Identify and pull out each line of the entries in which "chart" occurs.

[Records contained in a dataset]
►
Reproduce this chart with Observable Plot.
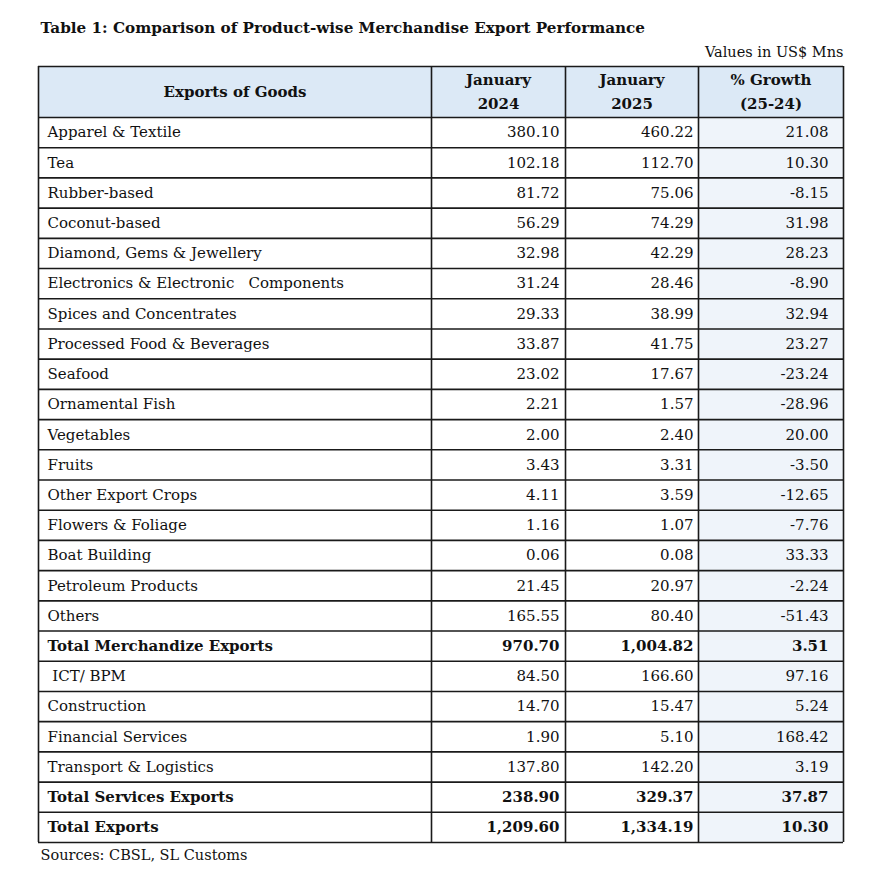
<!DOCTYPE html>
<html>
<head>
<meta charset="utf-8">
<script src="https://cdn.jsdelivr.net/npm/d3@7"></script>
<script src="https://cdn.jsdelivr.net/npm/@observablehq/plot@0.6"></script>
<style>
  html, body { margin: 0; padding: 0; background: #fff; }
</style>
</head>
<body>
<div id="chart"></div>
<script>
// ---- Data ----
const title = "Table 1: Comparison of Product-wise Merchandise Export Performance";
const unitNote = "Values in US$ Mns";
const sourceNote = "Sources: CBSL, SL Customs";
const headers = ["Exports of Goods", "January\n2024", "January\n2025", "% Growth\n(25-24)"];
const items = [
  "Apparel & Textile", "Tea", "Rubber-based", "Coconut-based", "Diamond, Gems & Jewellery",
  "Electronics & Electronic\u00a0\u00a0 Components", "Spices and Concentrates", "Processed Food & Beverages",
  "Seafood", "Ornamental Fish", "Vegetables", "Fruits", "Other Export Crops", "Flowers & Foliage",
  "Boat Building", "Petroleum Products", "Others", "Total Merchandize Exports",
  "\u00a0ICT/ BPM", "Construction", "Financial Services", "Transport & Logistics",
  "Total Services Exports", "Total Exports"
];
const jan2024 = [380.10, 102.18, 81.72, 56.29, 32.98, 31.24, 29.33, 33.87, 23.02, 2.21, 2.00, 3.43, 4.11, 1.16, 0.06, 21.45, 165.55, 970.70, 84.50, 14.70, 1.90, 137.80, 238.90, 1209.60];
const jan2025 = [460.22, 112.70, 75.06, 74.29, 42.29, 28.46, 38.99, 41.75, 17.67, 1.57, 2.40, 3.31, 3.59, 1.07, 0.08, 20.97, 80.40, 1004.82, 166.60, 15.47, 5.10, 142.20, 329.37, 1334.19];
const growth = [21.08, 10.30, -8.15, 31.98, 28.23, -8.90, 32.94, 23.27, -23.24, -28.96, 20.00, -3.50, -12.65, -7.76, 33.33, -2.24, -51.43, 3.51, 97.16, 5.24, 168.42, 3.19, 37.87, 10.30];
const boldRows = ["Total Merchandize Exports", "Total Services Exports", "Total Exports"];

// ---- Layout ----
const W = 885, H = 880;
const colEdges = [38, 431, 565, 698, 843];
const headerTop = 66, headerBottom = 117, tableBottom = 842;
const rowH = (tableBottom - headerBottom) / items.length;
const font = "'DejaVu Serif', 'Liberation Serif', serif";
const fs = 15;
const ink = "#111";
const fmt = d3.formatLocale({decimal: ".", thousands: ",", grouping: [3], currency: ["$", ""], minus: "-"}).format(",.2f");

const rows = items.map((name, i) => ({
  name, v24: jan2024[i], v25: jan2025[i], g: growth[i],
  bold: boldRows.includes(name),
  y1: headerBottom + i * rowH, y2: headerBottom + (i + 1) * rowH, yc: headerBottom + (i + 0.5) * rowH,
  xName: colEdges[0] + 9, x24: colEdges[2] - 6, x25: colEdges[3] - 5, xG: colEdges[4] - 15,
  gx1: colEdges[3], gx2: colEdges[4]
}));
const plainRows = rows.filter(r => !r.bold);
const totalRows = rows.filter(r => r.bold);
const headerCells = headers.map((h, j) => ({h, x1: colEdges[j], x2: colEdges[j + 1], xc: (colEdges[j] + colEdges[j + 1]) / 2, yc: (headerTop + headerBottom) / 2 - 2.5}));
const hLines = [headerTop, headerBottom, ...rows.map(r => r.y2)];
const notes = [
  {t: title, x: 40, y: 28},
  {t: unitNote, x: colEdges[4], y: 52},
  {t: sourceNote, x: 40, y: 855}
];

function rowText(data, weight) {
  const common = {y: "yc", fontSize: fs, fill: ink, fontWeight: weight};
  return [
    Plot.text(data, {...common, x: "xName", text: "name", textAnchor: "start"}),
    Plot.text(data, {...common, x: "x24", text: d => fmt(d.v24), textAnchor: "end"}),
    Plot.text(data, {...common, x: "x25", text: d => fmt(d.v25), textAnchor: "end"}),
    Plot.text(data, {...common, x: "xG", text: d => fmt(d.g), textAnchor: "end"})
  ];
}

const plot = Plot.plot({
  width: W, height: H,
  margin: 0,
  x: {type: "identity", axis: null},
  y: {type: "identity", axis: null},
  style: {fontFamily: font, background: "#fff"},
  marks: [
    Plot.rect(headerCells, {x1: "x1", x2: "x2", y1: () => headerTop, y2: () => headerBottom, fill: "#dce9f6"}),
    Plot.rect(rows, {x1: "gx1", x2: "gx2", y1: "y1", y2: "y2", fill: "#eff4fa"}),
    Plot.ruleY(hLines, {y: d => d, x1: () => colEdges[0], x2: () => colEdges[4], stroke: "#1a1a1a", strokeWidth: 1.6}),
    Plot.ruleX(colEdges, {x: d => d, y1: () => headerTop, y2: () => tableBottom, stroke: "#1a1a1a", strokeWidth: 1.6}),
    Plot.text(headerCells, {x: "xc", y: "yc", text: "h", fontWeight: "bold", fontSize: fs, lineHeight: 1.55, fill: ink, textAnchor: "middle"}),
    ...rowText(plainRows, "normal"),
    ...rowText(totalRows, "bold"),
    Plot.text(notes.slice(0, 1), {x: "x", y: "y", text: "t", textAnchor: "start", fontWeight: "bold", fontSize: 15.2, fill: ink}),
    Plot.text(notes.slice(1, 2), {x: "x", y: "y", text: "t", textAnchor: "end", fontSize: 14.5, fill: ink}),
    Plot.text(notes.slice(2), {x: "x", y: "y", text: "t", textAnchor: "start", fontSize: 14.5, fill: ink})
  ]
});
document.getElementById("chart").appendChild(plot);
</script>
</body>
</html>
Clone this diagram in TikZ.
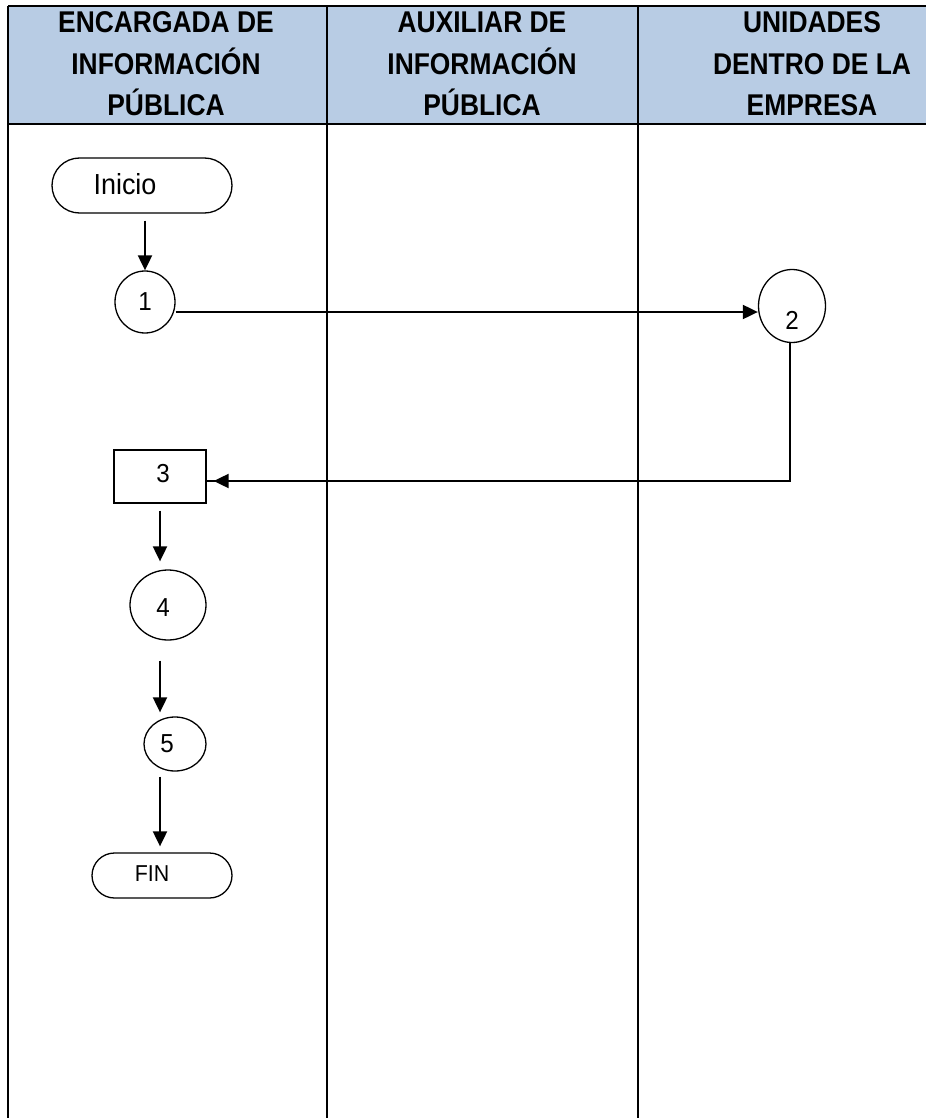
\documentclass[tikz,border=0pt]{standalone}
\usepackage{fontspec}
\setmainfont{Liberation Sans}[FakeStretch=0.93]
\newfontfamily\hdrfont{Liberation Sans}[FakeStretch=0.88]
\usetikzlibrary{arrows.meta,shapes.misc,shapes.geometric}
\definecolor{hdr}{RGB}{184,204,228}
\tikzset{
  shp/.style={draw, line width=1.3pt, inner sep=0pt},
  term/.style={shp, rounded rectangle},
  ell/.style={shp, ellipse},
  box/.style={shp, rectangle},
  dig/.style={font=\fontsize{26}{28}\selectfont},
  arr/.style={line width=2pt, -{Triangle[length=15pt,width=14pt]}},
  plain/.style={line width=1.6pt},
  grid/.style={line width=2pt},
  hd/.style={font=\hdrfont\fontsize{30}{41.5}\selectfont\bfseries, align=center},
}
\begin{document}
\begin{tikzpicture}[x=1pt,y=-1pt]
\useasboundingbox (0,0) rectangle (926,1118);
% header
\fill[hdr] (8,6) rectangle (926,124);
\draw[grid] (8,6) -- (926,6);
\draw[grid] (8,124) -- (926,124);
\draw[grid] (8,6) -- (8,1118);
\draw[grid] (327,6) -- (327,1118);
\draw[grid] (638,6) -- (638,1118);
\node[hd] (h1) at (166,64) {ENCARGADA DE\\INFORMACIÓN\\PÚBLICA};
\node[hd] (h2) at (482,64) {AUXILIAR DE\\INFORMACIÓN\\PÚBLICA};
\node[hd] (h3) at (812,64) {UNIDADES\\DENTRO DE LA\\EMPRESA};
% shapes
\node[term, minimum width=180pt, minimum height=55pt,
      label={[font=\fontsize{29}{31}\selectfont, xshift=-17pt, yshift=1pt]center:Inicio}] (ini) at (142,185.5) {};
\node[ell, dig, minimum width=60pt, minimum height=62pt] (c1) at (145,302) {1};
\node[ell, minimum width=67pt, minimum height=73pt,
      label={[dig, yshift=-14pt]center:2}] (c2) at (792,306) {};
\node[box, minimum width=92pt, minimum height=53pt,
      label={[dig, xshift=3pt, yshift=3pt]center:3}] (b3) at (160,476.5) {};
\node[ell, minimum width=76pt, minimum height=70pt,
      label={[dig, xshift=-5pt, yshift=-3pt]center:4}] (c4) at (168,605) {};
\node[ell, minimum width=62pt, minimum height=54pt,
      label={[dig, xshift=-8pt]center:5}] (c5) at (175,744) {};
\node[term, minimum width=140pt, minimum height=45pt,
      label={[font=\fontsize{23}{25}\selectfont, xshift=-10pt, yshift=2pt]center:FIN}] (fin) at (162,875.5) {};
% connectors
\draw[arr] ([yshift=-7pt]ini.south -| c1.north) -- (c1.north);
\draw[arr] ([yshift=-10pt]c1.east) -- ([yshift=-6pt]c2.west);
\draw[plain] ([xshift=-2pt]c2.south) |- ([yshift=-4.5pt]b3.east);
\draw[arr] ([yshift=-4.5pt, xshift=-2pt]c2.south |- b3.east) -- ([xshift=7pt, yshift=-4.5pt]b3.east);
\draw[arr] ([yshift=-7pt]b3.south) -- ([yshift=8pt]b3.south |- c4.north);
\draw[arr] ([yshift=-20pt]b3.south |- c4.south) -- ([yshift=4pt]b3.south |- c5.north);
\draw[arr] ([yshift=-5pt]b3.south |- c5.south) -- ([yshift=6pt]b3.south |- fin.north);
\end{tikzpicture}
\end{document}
◄
In response -
Reproduce this chart with Observable Plot.
<div id="chart"></div>
document.getElementById("chart").appendChild(plot);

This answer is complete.